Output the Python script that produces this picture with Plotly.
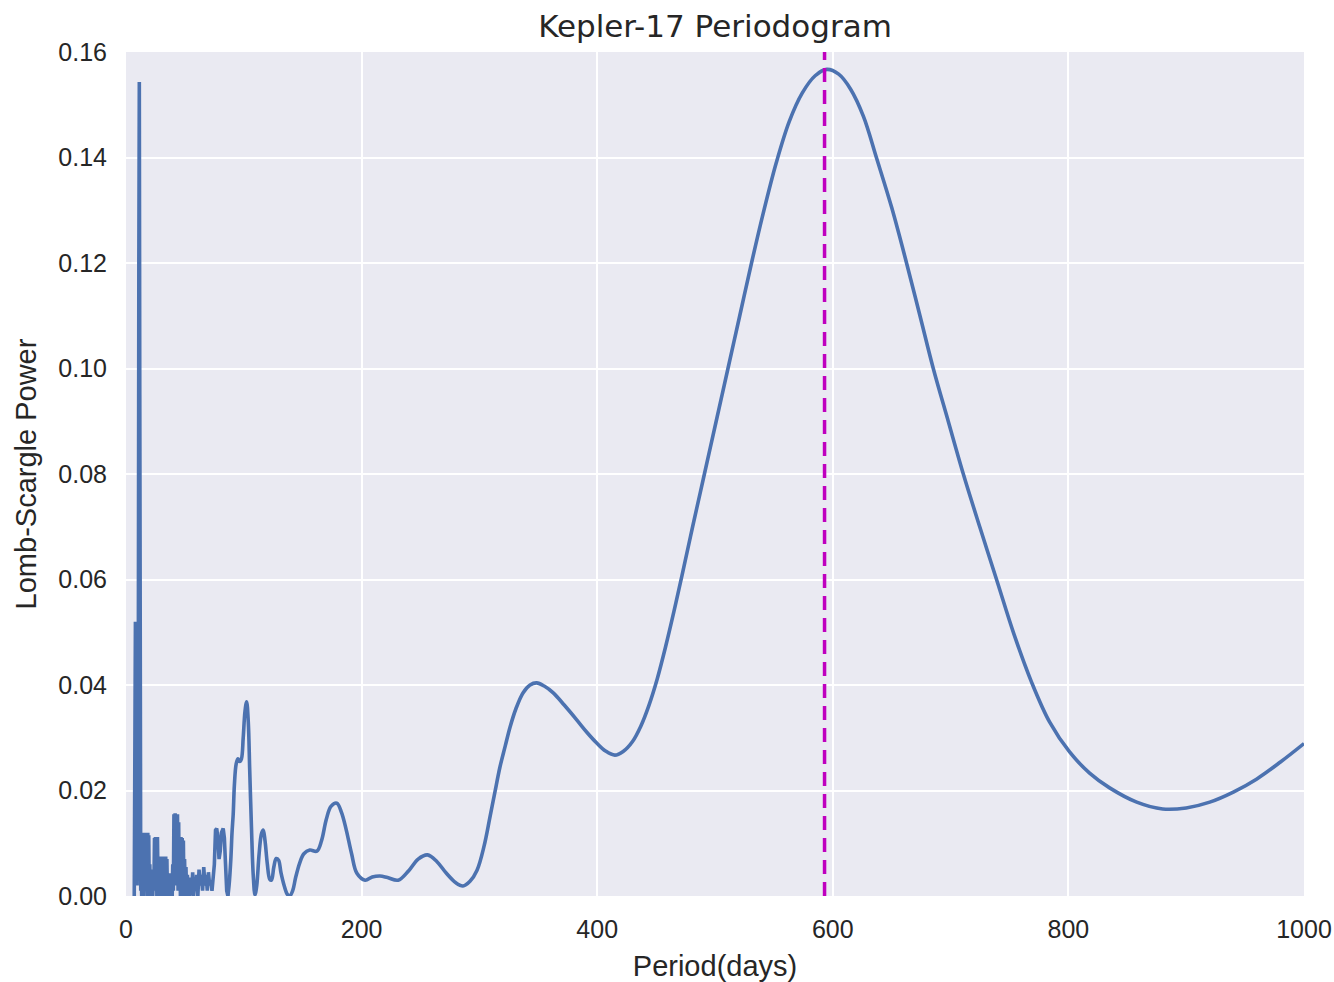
import plotly.graph_objects as go

# ---------------- data ----------------
noise_periods = [
    7.0, 7.3, 7.6, 8.0, 8.4, 8.9, 9.4, 9.9, 10.4, 10.9,
    11.3, 11.7, 12.1, 12.5, 12.9, 13.3, 13.7, 14.1, 14.5, 14.9,
    15.3, 15.7, 16.1, 16.5, 16.9, 17.3, 17.7, 18.1, 18.5, 18.9,
    19.3, 19.7, 20.2, 20.7, 21.2, 21.7, 22.2, 22.7, 23.2, 23.7,
    24.2, 24.6, 25.0, 25.4, 25.8, 26.2, 26.7, 27.2, 27.7, 28.2,
    28.7, 29.2, 29.7, 30.2, 30.7, 31.2, 31.7, 32.2, 32.7, 33.2,
    33.7, 34.2, 34.7, 35.2, 35.7, 36.2, 36.7, 37.2, 37.7, 38.2,
    38.7, 39.2, 39.7, 40.2, 40.7, 41.2, 41.7, 42.2, 42.7, 43.2,
    43.7, 44.2, 44.7, 45.2, 45.7, 46.2, 46.7, 47.2, 47.7, 48.2,
    48.7, 49.2, 49.7, 50.3, 50.9, 51.5, 52.1, 52.8, 53.5, 54.2,
    55.0, 55.8, 56.6, 57.4, 58.2, 59.0, 60.0, 61.0, 62.0, 63.0,
    64.0, 65.0, 66.0, 67.0, 68.0, 69.0, 70.0, 71.0, 72.0, 73.0,
    74.0, 75.0, 76.0, 77.0, 78.0, 79.0, 80.0, 81.0, 82.5, 83.5,
    84.5, 85.5, 86.5,
]
noise_powers = [
    0.000, 0.022, 0.003, 0.052, 0.004, 0.012, 0.002, 0.010, 0.030, 0.120,
    0.1543, 0.095, 0.012, 0.001, 0.006, 0.000, 0.012, 0.002, 0.011, 0.000,
    0.012, 0.003, 0.009, 0.001, 0.012, 0.002, 0.011, 0.000, 0.012, 0.004,
    0.0115, 0.001, 0.006, 0.000, 0.004, 0.001, 0.005, 0.000, 0.003, 0.002,
    0.011, 0.001, 0.0112, 0.003, 0.011, 0.000, 0.0112, 0.002, 0.006, 0.000,
    0.0075, 0.002, 0.007, 0.000, 0.0075, 0.001, 0.004, 0.000, 0.007, 0.002,
    0.0075, 0.001, 0.007, 0.000, 0.003, 0.001, 0.004, 0.000, 0.0043, 0.001,
    0.004, 0.000, 0.006, 0.001, 0.0155, 0.004, 0.0157, 0.002, 0.015, 0.005,
    0.0155, 0.001, 0.014, 0.003, 0.010, 0.000, 0.0112, 0.002, 0.011, 0.001,
    0.0105, 0.000, 0.007, 0.001, 0.0055, 0.000, 0.004, 0.001, 0.003, 0.000,
    0.0035, 0.001, 0.0045, 0.000, 0.003, 0.001, 0.004, 0.000, 0.005, 0.002,
    0.004, 0.001, 0.0055, 0.002, 0.004, 0.001, 0.0045, 0.002, 0.003, 0.001,
    0.004, 0.006, 0.0125, 0.0128, 0.011, 0.007, 0.0085, 0.012, 0.0128, 0.011,
    0.006, 0.001, 0.000,
]

smooth_periods = [
    86.5, 87.5, 89, 90, 91, 92, 93.5, 95, 96.5, 98,
    99.5, 101, 102.4, 103.8, 105, 106.5, 108, 109.5, 111, 113,
    115, 116.5, 118, 120, 122, 123.5, 125.5, 127.5, 129.5, 131.5,
    134, 137, 139, 141.5, 144, 147.5, 151, 156, 162, 166,
    170, 174, 179, 183, 187, 191.5, 196, 203, 209, 215.6,
    222, 231, 240, 248, 256, 264, 272, 280, 286, 292,
    298, 304, 309, 313, 317.5, 322, 326, 331, 337, 343,
    348.6, 355, 362.7, 372, 382.6, 391, 399.6, 407, 415, 422,
    430, 437, 444, 451, 458, 465, 472, 481, 491, 501,
    511, 521, 531, 541, 552, 563, 574, 585, 595, 605,
    615, 626, 637, 650, 662.6, 674, 685.3, 698, 710.8, 725,
    739, 754, 768.8, 784, 801, 818, 835, 858, 880, 900,
    920, 940, 960, 980, 1000,
]
smooth_powers = [
    0.000, 0.002, 0.007, 0.012, 0.0155, 0.021, 0.025, 0.026, 0.0255, 0.026,
    0.030, 0.035, 0.0368, 0.033, 0.024, 0.013, 0.004, 0.0002, 0.002, 0.008,
    0.0118, 0.0125, 0.0105, 0.006, 0.0032, 0.003, 0.0055, 0.0071, 0.0068, 0.0045,
    0.0022, 0.0003, 0.000, 0.001, 0.0035, 0.0063, 0.008, 0.0087, 0.0085, 0.0105,
    0.0145, 0.017, 0.0176, 0.0158, 0.0125, 0.008, 0.0043, 0.003, 0.0036, 0.0038,
    0.0035, 0.003, 0.0048, 0.007, 0.0078, 0.0065, 0.0043, 0.0025, 0.0019, 0.0028,
    0.0049, 0.0095, 0.015, 0.0195, 0.0245, 0.0285, 0.032, 0.0355, 0.0385, 0.040,
    0.0404, 0.0398, 0.0385, 0.0362, 0.0334, 0.0311, 0.029, 0.0275, 0.0267, 0.0274,
    0.0293, 0.0322, 0.0362, 0.0412, 0.0472, 0.0538, 0.0608, 0.070, 0.080, 0.090,
    0.100, 0.110, 0.120, 0.1295, 0.139, 0.1468, 0.1522, 0.1555, 0.1567, 0.1558,
    0.1530, 0.1478, 0.140, 0.1305, 0.120, 0.110, 0.100, 0.090, 0.080, 0.0698,
    0.060, 0.0495, 0.0405, 0.0330, 0.0273, 0.0233, 0.0205, 0.0178, 0.0165, 0.0167,
    0.0178, 0.0197, 0.0222, 0.0254, 0.0289,
]

best_period = 593
x_ticks = [0, 200, 400, 600, 800, 1000]
y_ticks = [0.00, 0.02, 0.04, 0.06, 0.08, 0.10, 0.12, 0.14, 0.16]

# ---------------- figure ----------------
LINE = "#4C72B0"
TXT = "#262626"

fig = go.Figure()
fig.add_trace(go.Scatter(
    x=noise_periods, y=noise_powers, mode="lines",
    line=dict(color=LINE, width=3.6), showlegend=False, hoverinfo="x+y",
))
fig.add_trace(go.Scatter(
    x=smooth_periods, y=smooth_powers, mode="lines",
    line=dict(color=LINE, width=3.6, shape="spline", smoothing=1.0),
    showlegend=False, hoverinfo="x+y",
))

fig.add_shape(
    type="line", xref="x", yref="paper",
    x0=best_period, x1=best_period, y0=0, y1=1,
    line=dict(color="#BF00BF", width=3.5, dash="14px,8px"),
)

fig.update_layout(
    width=1334, height=982,
    margin=dict(l=126, r=30, t=52, b=86),
    paper_bgcolor="white",
    plot_bgcolor="#EAEAF2",
    showlegend=False,
    title=dict(
        text="Kepler-17 Periodogram",
        font=dict(family="DejaVu Sans", size=31, color=TXT),
        x=0.5, xref="paper", xanchor="center",
        y=1 - 26 / 982, yref="container", yanchor="middle",
    ),
    font=dict(family="Liberation Sans", color=TXT),
)

fig.update_xaxes(
    range=[0, 1000], tickvals=x_ticks, ticktext=[str(v) for v in x_ticks],
    showgrid=True, gridcolor="white", gridwidth=2, zeroline=False,
    showline=False, ticks="outside", ticklen=11, tickcolor="rgba(0,0,0,0)",
    tickfont=dict(family="Liberation Sans", size=25, color=TXT),
    title=dict(text="Period(days)", standoff=15,
               font=dict(family="Liberation Sans", size=29, color=TXT)),
    automargin=False,
)
fig.update_yaxes(
    range=[0, 0.16], tickvals=y_ticks, ticktext=[f"{v:.2f}" for v in y_ticks],
    showgrid=True, gridcolor="white", gridwidth=2, zeroline=False,
    showline=False, ticks="outside", ticklen=13, tickcolor="rgba(0,0,0,0)",
    tickfont=dict(family="Liberation Sans", size=25, color=TXT),
    title=dict(text="Lomb-Scargle Power", standoff=13,
               font=dict(family="Liberation Sans", size=29, color=TXT)),
    automargin=False,
)

fig.write_html("out.html")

▬▬▬▬▬▬▬▬▬▬

Task description | The lines from the start of the data through the line that contains "import plotly.graph_objects as go" are to be returned exactly, please, with both ends included and every picture left out.

Written response |
Output the Python script that produces this picture with Plotly.
import plotly.graph_objects as go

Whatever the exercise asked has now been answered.